Friday, February 3, 2023

I would like to paint a picture, but it'd take more than a day...

I would like to paint a picture but it'd take more than a day...

in the grand scheme of life, it's often hard to expose yourself to people.  I am not talkin' trench coat and socks kind of exposing.  more so the core of who you are.  people always say they are accepting, but are they really?  fuck no.  it's nature.  it's who people have always been.  holy or not.  

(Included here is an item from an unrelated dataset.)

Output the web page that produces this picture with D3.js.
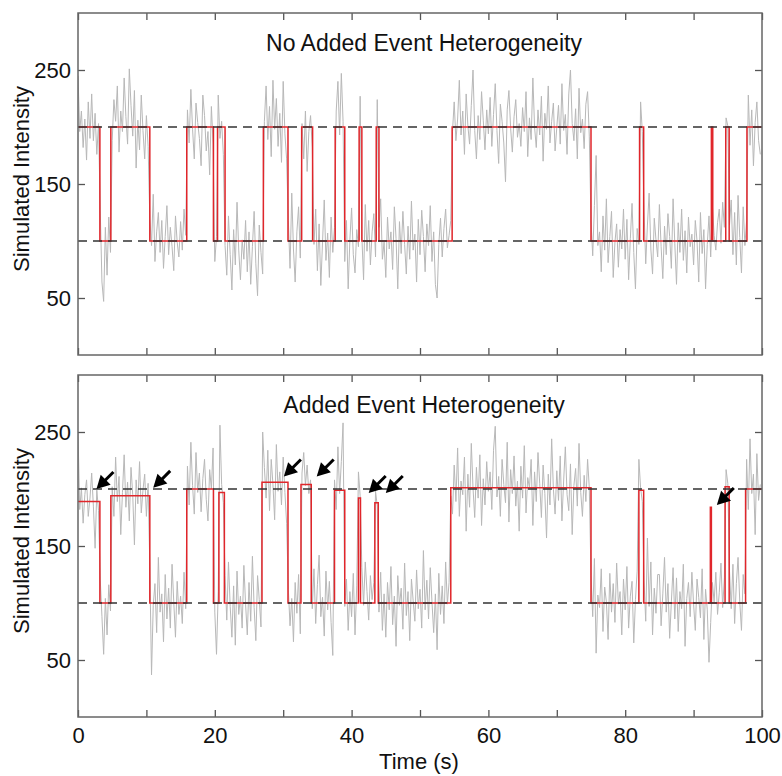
<!DOCTYPE html>
<html>
<head>
<meta charset="utf-8">
<script src="https://cdn.jsdelivr.net/npm/d3@7"></script>
<style>
  body { margin: 0; background: #fff; }
  text { font-family: "Liberation Sans", Arial, Helvetica, sans-serif; fill: #111; }
</style>
</head>
<body>
<div id="vis-container"></div>
<script>
// sampling interval of the traces (s)
var dt = 0.25;

// gray trace, top panel (one value every 0.25 s, 20 values per row = 5 s)
var topTrace = [
  245,196,214,182,207,171,222,190,229,188,212,176,203,128,64,47,112,70,121,90,
  188,224,205,236,178,214,196,243,209,185,251,219,192,232,164,206,180,228,197,172,
  210,183,120,96,141,82,108,125,90,118,76,104,131,88,112,95,74,122,99,86,
  117,92,128,105,215,186,233,198,172,221,204,190,166,228,210,179,196,158,218,185,
  82,104,228,190,205,176,96,70,122,88,57,110,79,134,92,66,101,84,118,73,
  108,62,95,126,80,52,114,90,71,205,236,189,218,174,241,198,225,183,212,169,
  240,194,172,118,76,142,93,64,108,130,85,203,172,214,161,196,210,182,97,128,
  74,115,61,99,136,83,107,68,121,90,112,214,240,193,247,205,82,118,58,101,
  129,88,72,110,95,227,104,66,132,91,118,79,108,124,86,224,112,137,84,99,
  68,121,93,108,75,130,102,58,117,89,126,97,71,113,84,135,92,106,64,119,
  88,127,104,73,115,96,131,82,108,62,50,97,120,86,111,128,94,105,118,196,
  222,188,207,241,193,214,176,229,201,185,219,250,197,172,210,189,231,206,180,215,
  194,226,183,211,238,197,168,220,205,186,152,215,232,199,178,209,224,191,203,183,
  217,196,231,174,208,189,243,200,182,215,193,227,170,212,198,236,186,205,221,179,
  200,219,185,238,197,211,176,229,250,203,188,216,172,234,195,207,181,220,231,192,
  118,87,131,175,96,108,73,122,92,137,81,104,126,68,99,115,77,110,93,128,
  84,119,66,102,133,90,58,111,97,222,196,128,80,114,142,93,71,120,101,86,
  132,95,67,113,88,124,104,76,137,98,62,116,90,128,83,109,72,121,95,106,
  79,118,100,64,125,89,110,58,97,122,86,131,105,92,116,128,98,134,112,208,
  201,114,136,88,125,79,140,103,72,130,96,118,228,184,215,166,204,222,188,176
];

// gray trace, bottom panel
var bottomTrace = [
  250,182,201,170,195,208,176,192,214,185,148,199,181,121,88,55,104,72,116,93,
  202,176,228,189,211,160,197,230,184,206,172,219,195,151,208,187,224,179,199,213,
  176,205,132,37,98,117,74,140,92,108,66,125,86,113,78,134,101,70,119,90,
  106,82,127,95,220,186,241,203,178,232,197,214,180,209,226,191,172,217,200,236,
  92,55,110,256,204,188,124,85,136,97,70,115,63,128,90,106,78,133,99,72,
  118,84,141,96,67,124,103,79,250,219,192,234,181,226,204,173,239,198,215,186,
  228,197,170,112,80,104,66,118,91,125,73,214,232,203,221,196,208,95,130,82,
  116,142,88,105,71,128,94,119,83,54,208,182,237,196,224,258,97,121,76,110,
  88,126,72,115,215,194,131,98,136,110,85,124,103,118,198,185,92,127,76,108,
  70,118,94,132,81,106,62,124,98,113,77,135,89,110,67,121,102,84,129,95,
  112,78,146,94,120,86,131,101,74,108,59,126,90,115,82,136,99,118,194,178,
  221,189,236,176,207,195,228,163,213,184,240,201,175,219,192,230,168,209,186,224,
  198,215,182,234,255,193,211,176,226,204,188,241,171,217,196,229,185,207,163,220,
  192,238,179,210,201,226,168,215,189,232,205,175,221,196,157,213,186,244,200,178,
  216,190,229,172,207,237,195,181,222,160,203,218,185,240,197,176,212,189,226,201,
  124,88,139,56,107,96,130,75,114,101,68,126,92,117,83,135,99,110,72,121,
  94,132,78,106,119,65,103,128,226,201,189,120,84,157,97,136,72,113,91,125,
  125,80,108,140,92,117,69,101,131,86,122,75,110,95,134,62,104,118,88,127,
  99,76,121,105,87,130,68,112,94,48,83,118,101,127,90,109,135,96,122,217,
  205,128,95,134,82,117,140,101,76,125,108,226,182,244,196,213,160,231,190,204
];

// idealized (red) step fits: change times (s) and levels
var topStepTimes  = [0,3.2,4.8,10.5,15.9,19.8,20.4,21.5,27.1,30.7,32.7,34.3,37.6,39.0,41.1,41.5,43.6,44.0,54.7,75.0,82.1,82.7,92.6,92.8,94.7,95.2,97.8];
var topStepLevels = [200,100,200,100,200,100,200,100,200,100,200,100,200,100,200,100,200,100,200,100,200,100,200,100,200,100,200];

var bottomStepTimes  = [0,3.2,4.8,10.5,15.9,19.8,20.6,21.4,26.9,30.7,32.6,34.1,37.5,39.0,41.0,41.3,43.4,43.9,54.5,75.0,82.0,82.7,92.45,92.6,94.6,95.2,97.6];
var bottomStepLevels = [189,100,194,100,200,100,197,100,206,100,204,100,199,100,192,100,188,100,201,100,199,100,184,100,202,100,200];

// reference levels (dashed) and arrow tips (time, intensity)
var refLevels = [100, 200];
var arrowTimes  = [2.7, 11.0, 30.1, 34.9, 42.5, 45.0, 93.4];
var arrowValues = [200, 201, 211, 211, 196.5, 196.5, 186];

var yTicks = [50, 150, 250];
var titles = ["No Added Event Heterogeneity", "Added Event Heterogeneity"];

var width = 782, height = 776;
var svg = d3.select("#vis-container").append("svg")
    .attr("width", width).attr("height", height);

var x = d3.scaleLinear().domain([0, 100]).range([78, 762]);

var panels = [
  { top: 13,  bottom: 355, trace: topTrace,    times: topStepTimes,    levels: topStepLevels,    title: titles[0], arrows: false, xlabels: false },
  { top: 375, bottom: 717, trace: bottomTrace, times: bottomStepTimes, levels: bottomStepLevels, title: titles[1], arrows: true,  xlabels: true }
];

panels.forEach(function(p) {
  var y = d3.scaleLinear().domain([0, 300]).range([p.bottom, p.top]);
  var g = svg.append("g");

  // clip for the data
  var clipId = "clip" + p.top;
  g.append("clipPath").attr("id", clipId)
    .append("rect").attr("x", 78).attr("y", p.top).attr("width", 684).attr("height", p.bottom - p.top);

  var traceLine = d3.line()
      .x(function(d, i) { return x(i * dt); })
      .y(function(d) { return y(d); });

  g.append("path")
    .datum(p.trace)
    .attr("clip-path", "url(#" + clipId + ")")
    .attr("fill", "none")
    .attr("stroke", "#b8b8b8")
    .attr("stroke-width", 1)
    .attr("d", traceLine);

  var steps = p.times.map(function(t, i) { return [t, p.levels[i]]; });
  steps.push([100, p.levels[p.levels.length - 1]]);

  g.append("path")
    .datum(steps)
    .attr("fill", "none")
    .attr("stroke", "#e0262b")
    .attr("stroke-width", 1.5)
    .attr("d", d3.line().curve(d3.curveStepAfter)
      .x(function(d) { return x(d[0]); })
      .y(function(d) { return y(d[1]); }));

  g.selectAll(".ref")
    .data(refLevels)
    .enter().append("line")
    .attr("x1", x(0)).attr("x2", x(100))
    .attr("y1", function(d) { return y(d); })
    .attr("y2", function(d) { return y(d); })
    .attr("stroke", "#333")
    .attr("stroke-width", 1.3)
    .attr("stroke-dasharray", "9,6");

  // axes, ticks inward
  var left = g.append("g").attr("transform", "translate(78,0)")
    .call(d3.axisLeft(y).tickValues(yTicks).tickSize(-7).tickPadding(7));
  var right = g.append("g").attr("transform", "translate(762,0)")
    .call(d3.axisRight(y).tickValues(yTicks).tickSize(-7).tickFormat(""));
  var top = g.append("g").attr("transform", "translate(0," + p.top + ")")
    .call(d3.axisTop(x).tickValues(d3.range(0, 101, 10)).tickSize(-7).tickFormat(""));
  var bottom = g.append("g").attr("transform", "translate(0," + p.bottom + ")")
    .call(d3.axisBottom(x).tickValues(d3.range(0, 101, 10)).tickSize(-7).tickPadding(10)
      .tickFormat(function(d) { return (p.xlabels && d % 20 === 0) ? d : ""; }));

  [left, right, top, bottom].forEach(function(a) {
    a.select(".domain").remove();
    a.selectAll(".tick line").attr("stroke", "#555").attr("stroke-width", 1.3);
    a.selectAll("text").attr("font-size", 22).attr("fill", "#111")
      .style("font-family", "'Liberation Sans', Arial, sans-serif");
  });

  g.append("rect")
    .attr("x", 78).attr("y", p.top)
    .attr("width", 684).attr("height", p.bottom - p.top)
    .attr("fill", "none").attr("stroke", "#666").attr("stroke-width", 1.5);

  g.append("text")
    .attr("x", 424).attr("y", p.top + 38)
    .attr("text-anchor", "middle")
    .attr("font-size", 23)
    .text(p.title);

  g.append("text")
    .attr("transform", "translate(29," + ((p.top + p.bottom) / 2 - 5) + ") rotate(-90)")
    .attr("text-anchor", "middle")
    .attr("font-size", 22)
    .text("Simulated Intensity");

  if (p.arrows) {
    arrowTimes.forEach(function(t, i) {
      var tx = x(t), ty = y(arrowValues[i]);
      var u = Math.SQRT1_2;
      var headLen = 13, headHalf = 7, len = 24;
      var bx = tx + u * headLen, by = ty - u * headLen;
      g.append("line")
        .attr("x1", tx + u * len).attr("y1", ty - u * len)
        .attr("x2", bx - u * 1).attr("y2", by + u * 1)
        .attr("stroke", "#000").attr("stroke-width", 3);
      g.append("path")
        .attr("d", "M" + tx + "," + ty +
          "L" + (bx + u * headHalf) + "," + (by + u * headHalf) +
          "L" + (bx - u * headHalf) + "," + (by - u * headHalf) + "Z")
        .attr("fill", "#000");
    });
  }
});

svg.append("text")
  .attr("x", 419).attr("y", 769)
  .attr("text-anchor", "middle")
  .attr("font-size", 22)
  .text("Time (s)");
</script>
</body>
</html>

I done a lot of crazy shit in my life.  I have also hurt a lot of people to go along with that.  Anod no...I am not proud of those moments, but those moments have defined my persona for a lot of people.  And I am ok with that at the end of the day.  you should ALWAYS take serious the demons that plague a man.  Here as late I have wrestle with these demons.  And in the past they have won, but there comes a time when you have to recognize these demons and do 1 of 2 things.  1) Let them consume you, because hey in the past it always worked out one way or another or 2) You fight your demons in hope to be and do better.  At this point in my life I have chosen the later.  

I heard this quote yesterday "In order to win anything you have to lose EVERYTHING!"  I felt that.  Because now I am back to the shell of who I am.  And that's ok.  I define myself and will continue to do so.




You know what the best feeling in the world is though?  to have someone to tell those demons with.  Someone to be open and share those transgression with. It's fuckin' hard!!  Recently I had the opportunity to do just that!  I was so open.  So raw.  And she was encouraging.  She said "your demons are now mine...I got you."  Talk about a sigh of relief.  To meet someone who is willing to understand my past transgressions and not put their soles on the track and Flo-Jo it!  I want so desperately to paint a picture of this so called life of mine, but it's gonna take more than a day.  Having someone that is willing to stand beside you, to hear you, to listen, hold your hand when it seems to be falling apart.  That's huge.  No one wants to be reminded over and over and over and over of the shit they have done in the past.  It doesn't really serve a purpose.  To be encouraged.  To be reassured.  Therein lies the beauty of healing.  I can focus a little better now that standing in my corner is someone that can absorb the pain and help shape my life for the better!